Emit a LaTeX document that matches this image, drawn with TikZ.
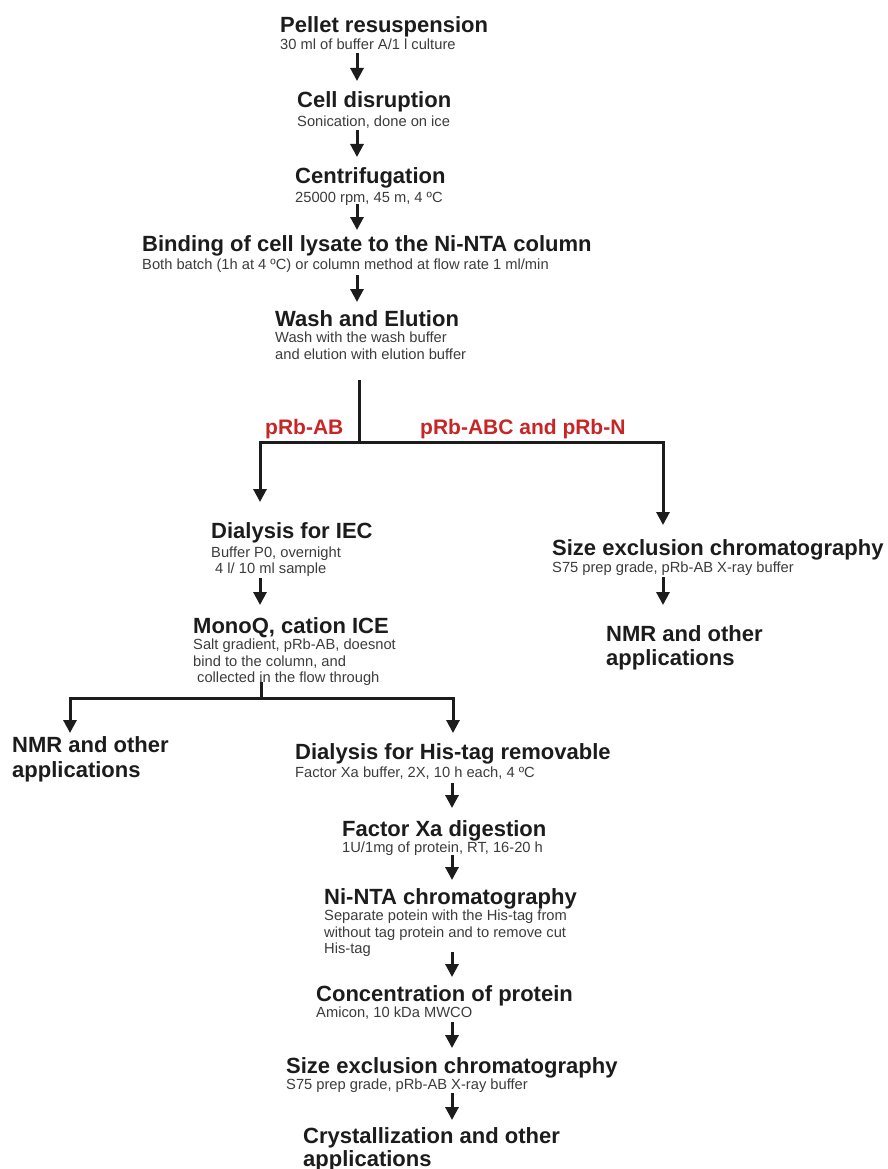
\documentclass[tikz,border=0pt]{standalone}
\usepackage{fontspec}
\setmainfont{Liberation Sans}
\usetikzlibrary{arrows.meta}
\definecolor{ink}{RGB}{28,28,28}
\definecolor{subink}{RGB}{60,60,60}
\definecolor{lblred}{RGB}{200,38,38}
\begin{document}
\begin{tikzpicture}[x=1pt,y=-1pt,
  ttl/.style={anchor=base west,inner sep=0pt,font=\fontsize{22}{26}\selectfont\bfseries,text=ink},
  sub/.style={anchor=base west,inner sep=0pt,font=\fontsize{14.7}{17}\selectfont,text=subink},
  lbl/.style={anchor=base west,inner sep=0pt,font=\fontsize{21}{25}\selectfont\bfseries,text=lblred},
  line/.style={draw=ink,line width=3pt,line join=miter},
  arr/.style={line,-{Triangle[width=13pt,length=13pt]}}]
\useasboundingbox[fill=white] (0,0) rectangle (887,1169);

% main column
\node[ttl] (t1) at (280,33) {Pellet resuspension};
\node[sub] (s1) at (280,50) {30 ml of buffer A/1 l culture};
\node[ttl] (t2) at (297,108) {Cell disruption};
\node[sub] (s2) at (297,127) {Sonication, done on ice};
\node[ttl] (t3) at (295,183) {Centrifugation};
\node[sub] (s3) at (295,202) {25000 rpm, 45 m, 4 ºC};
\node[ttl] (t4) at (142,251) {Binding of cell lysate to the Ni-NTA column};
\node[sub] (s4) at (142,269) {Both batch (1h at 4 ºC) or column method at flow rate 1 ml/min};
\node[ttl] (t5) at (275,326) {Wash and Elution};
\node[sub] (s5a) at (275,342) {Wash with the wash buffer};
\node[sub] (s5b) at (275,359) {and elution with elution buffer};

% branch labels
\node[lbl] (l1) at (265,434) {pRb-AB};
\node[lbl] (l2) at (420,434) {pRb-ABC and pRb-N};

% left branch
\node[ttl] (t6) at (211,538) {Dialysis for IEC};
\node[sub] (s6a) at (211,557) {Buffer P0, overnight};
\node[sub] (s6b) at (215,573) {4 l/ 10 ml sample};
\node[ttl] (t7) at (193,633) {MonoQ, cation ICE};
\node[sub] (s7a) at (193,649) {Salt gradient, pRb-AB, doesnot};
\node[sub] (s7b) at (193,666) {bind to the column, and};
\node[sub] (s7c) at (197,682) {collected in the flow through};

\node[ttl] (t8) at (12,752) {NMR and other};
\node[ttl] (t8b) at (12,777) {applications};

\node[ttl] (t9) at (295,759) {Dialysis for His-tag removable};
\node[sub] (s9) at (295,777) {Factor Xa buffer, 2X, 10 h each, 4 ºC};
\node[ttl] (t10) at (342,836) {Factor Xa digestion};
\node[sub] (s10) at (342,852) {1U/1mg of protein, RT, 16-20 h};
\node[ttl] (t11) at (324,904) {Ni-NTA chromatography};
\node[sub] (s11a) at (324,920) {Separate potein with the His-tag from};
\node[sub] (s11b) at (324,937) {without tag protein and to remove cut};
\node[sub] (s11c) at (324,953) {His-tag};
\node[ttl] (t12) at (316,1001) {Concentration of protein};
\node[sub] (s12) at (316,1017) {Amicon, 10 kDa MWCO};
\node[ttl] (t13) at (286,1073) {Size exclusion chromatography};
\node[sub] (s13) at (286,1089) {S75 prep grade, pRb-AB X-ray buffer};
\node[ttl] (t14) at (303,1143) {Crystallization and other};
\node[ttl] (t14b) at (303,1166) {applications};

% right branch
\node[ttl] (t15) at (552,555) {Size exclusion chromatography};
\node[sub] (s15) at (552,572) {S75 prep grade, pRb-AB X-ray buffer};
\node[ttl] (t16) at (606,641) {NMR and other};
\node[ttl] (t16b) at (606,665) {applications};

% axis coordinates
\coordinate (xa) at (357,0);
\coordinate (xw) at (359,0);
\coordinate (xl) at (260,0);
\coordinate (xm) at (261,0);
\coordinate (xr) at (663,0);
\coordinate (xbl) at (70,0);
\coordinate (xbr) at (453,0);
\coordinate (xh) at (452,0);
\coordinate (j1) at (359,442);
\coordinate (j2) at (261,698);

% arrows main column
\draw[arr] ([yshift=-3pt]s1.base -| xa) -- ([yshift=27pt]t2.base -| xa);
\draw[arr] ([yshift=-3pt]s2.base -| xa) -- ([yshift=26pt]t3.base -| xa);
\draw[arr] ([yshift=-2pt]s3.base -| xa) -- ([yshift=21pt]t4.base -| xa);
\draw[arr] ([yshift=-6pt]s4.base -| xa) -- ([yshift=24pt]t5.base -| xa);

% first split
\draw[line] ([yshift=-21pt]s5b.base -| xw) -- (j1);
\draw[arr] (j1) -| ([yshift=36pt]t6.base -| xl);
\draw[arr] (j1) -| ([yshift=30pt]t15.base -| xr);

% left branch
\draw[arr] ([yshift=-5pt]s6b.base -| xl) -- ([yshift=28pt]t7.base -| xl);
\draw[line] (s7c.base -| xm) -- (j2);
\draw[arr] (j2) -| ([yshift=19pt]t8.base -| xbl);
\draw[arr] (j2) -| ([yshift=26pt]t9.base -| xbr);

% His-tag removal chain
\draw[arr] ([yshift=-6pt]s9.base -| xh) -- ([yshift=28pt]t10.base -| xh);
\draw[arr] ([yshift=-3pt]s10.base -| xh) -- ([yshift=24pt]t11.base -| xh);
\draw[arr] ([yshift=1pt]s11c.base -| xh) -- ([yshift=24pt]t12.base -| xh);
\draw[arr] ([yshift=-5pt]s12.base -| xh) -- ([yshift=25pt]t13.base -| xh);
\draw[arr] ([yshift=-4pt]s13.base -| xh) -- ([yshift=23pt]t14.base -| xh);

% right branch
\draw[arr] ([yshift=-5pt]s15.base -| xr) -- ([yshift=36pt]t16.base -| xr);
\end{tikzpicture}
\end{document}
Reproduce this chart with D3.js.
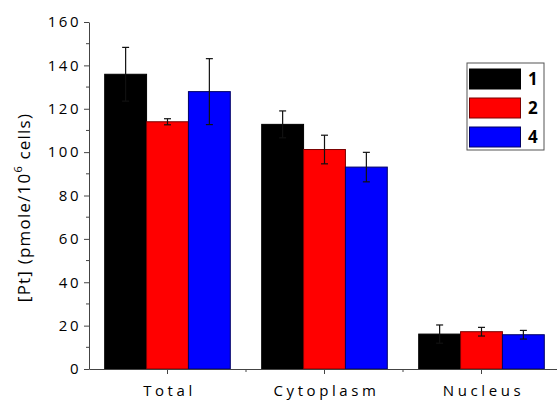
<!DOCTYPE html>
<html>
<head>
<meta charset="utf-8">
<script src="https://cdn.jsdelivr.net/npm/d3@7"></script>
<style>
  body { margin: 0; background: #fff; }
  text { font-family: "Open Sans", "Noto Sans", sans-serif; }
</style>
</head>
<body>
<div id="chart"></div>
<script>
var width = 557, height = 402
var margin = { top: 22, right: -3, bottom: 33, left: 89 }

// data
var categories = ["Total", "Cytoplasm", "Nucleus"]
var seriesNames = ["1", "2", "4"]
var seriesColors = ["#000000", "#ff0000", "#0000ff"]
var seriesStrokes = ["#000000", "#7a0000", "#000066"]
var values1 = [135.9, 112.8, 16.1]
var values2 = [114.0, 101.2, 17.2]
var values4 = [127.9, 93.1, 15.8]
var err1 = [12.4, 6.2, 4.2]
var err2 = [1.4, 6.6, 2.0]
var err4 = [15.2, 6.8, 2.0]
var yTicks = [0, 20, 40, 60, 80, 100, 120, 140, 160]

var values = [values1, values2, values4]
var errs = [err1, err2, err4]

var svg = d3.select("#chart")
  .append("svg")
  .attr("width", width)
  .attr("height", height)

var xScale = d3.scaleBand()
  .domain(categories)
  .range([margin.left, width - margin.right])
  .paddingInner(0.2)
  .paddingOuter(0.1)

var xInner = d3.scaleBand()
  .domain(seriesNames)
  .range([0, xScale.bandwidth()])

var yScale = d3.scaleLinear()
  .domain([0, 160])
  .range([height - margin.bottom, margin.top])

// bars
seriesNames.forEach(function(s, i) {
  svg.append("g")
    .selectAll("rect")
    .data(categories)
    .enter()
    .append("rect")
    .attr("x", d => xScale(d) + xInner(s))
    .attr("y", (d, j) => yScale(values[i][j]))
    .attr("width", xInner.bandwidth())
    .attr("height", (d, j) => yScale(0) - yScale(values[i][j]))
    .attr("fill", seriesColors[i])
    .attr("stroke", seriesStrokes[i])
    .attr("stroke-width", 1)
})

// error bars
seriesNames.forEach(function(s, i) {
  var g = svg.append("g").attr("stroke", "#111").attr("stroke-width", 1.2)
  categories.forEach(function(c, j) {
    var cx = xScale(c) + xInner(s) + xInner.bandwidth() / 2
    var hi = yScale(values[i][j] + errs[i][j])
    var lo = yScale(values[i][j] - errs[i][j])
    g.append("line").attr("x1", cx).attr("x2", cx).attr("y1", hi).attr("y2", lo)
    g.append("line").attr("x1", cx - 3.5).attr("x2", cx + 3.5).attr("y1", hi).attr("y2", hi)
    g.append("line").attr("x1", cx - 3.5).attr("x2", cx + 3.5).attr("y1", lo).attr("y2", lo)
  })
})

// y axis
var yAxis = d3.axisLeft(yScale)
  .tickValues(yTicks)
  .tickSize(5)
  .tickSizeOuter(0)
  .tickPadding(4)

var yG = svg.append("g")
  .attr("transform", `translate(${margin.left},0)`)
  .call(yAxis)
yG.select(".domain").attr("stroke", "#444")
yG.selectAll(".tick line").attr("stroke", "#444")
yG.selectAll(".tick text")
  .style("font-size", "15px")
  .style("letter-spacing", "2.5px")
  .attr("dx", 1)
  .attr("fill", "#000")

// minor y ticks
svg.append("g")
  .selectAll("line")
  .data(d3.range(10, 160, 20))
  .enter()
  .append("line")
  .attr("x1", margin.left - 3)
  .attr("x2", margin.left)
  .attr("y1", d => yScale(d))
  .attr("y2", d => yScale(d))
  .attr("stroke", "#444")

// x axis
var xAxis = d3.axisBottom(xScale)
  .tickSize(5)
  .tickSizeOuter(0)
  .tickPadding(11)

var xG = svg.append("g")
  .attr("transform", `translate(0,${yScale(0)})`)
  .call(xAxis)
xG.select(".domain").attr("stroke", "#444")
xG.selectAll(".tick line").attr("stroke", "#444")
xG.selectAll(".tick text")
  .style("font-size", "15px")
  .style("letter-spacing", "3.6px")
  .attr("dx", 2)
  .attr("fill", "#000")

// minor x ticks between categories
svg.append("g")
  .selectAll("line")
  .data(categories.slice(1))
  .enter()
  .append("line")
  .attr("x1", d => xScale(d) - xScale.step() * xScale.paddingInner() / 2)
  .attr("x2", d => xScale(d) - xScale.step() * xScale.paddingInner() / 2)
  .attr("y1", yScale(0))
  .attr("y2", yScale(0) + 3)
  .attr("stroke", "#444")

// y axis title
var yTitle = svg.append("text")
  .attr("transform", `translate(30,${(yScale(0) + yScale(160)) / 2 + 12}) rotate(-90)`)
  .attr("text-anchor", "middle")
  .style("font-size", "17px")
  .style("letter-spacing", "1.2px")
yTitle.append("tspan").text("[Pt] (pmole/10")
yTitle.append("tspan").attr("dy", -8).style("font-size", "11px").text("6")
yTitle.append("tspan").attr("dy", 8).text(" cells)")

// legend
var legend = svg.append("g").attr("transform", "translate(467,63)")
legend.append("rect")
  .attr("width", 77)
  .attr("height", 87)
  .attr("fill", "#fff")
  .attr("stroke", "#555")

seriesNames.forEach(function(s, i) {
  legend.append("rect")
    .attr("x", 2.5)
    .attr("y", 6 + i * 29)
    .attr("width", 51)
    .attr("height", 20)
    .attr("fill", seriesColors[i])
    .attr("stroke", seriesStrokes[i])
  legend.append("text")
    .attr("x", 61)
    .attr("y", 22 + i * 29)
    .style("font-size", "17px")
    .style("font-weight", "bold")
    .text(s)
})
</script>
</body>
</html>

::::

Pull out every line above that holds the word "chart".

Reproduce this chart with D3.js.
<div id="chart"></div>
var svg = d3.select("#chart")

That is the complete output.